The foreign exchange market involves purchasing and selling money. You purchase a currency with the express intention of selling it at a value higher than what you paid for it. Like other commodities, currency pairs are shown in quotes on the spot market. Since currencies are traded in pairs, they are displayed in a specific manner.
You may be buying a currency related to another country, but you will not actually receive that currency. You do not exchange funds in the market and this is often confusing for newcomers to this financial market. This method of trading can be considered as purchasing shares in another country. You are speculating about the success or failure of that country’s economic climate.
Quotes and an FX Converter
A currency’s value is calculated based on its value to that of a foreign currency. In a quote that is displayed as GBP/AUD, the British pound is termed the base currency and the Australian dollar is the counter currency.
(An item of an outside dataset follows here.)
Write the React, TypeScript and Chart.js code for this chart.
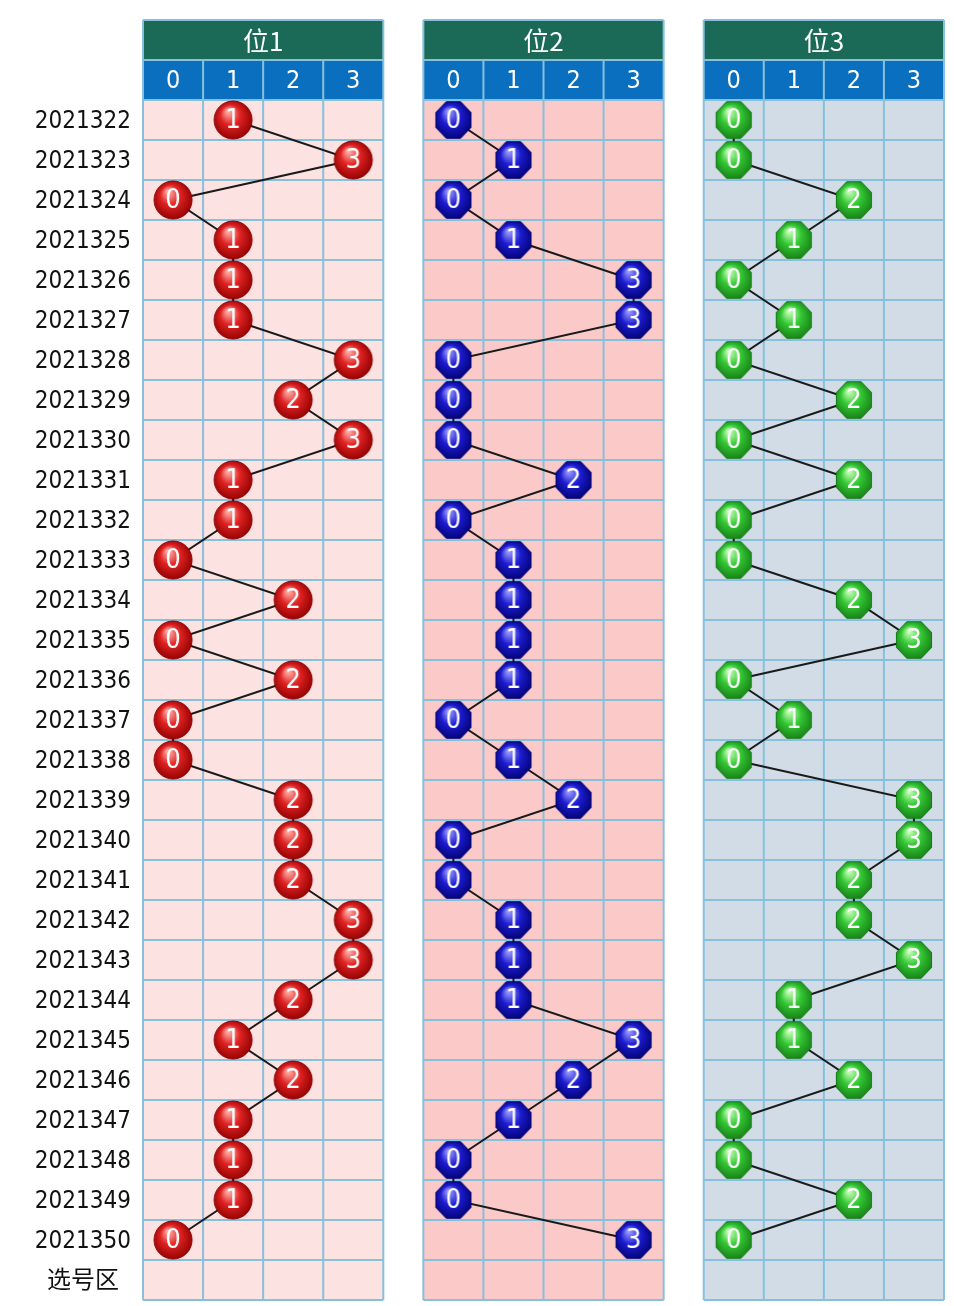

This pair shows how many Australian dollars you require to buy one British pound.
If you are a newcomer to the market, it is advisable that you obtain one of the tools known as an FX converter to help you do your calculations. Most FX converter tools offer you the facility to convert a range of currencies, both major and other. The sites where you are able to find these converters also offer you other forex related information, such as news releases and economic data.
You will have a choice of the currency pairs you wish to trade. If you are a beginner, experienced traders generally advise that you commence trading with the major currencies. You will be able to find sufficient information about these pairs to allow you to do analysis and draft charts to make your trades profitable.
There are beginner traders who prefer not to trade the major currencies, particularly traders who are based in an alternate currency country. It is not impossible to match these alternate currencies to a major currency and still show regular profits. An example is if you have a trader who is based in South Africa who makes the decision to trade a pair which includes the South African Rand along with the US dollar. This trader will have more information at his fingertips than an Australian trader who wishes to trade the SA rand. The South African trader understands the workings of the South African Reserve Bank, as well as the political climate in that country. This will more than likely allow the trader to make a profit on this minor pair, based on his or her personal knowledge of the events in South Africa.
You should take care when you choose your trading strategy. It should suit your personality as well as the amount of time you have available for trading. It will be futile for you to opt for scalping as your strategy if you are not able to cope with the stress and the fast pace of the method. Your psychological well-being is as important as your technical market knowledge. If your strategy pulls you out of your normal character, you will feel uncomfortable trading and this will affect the bottom line of your trades.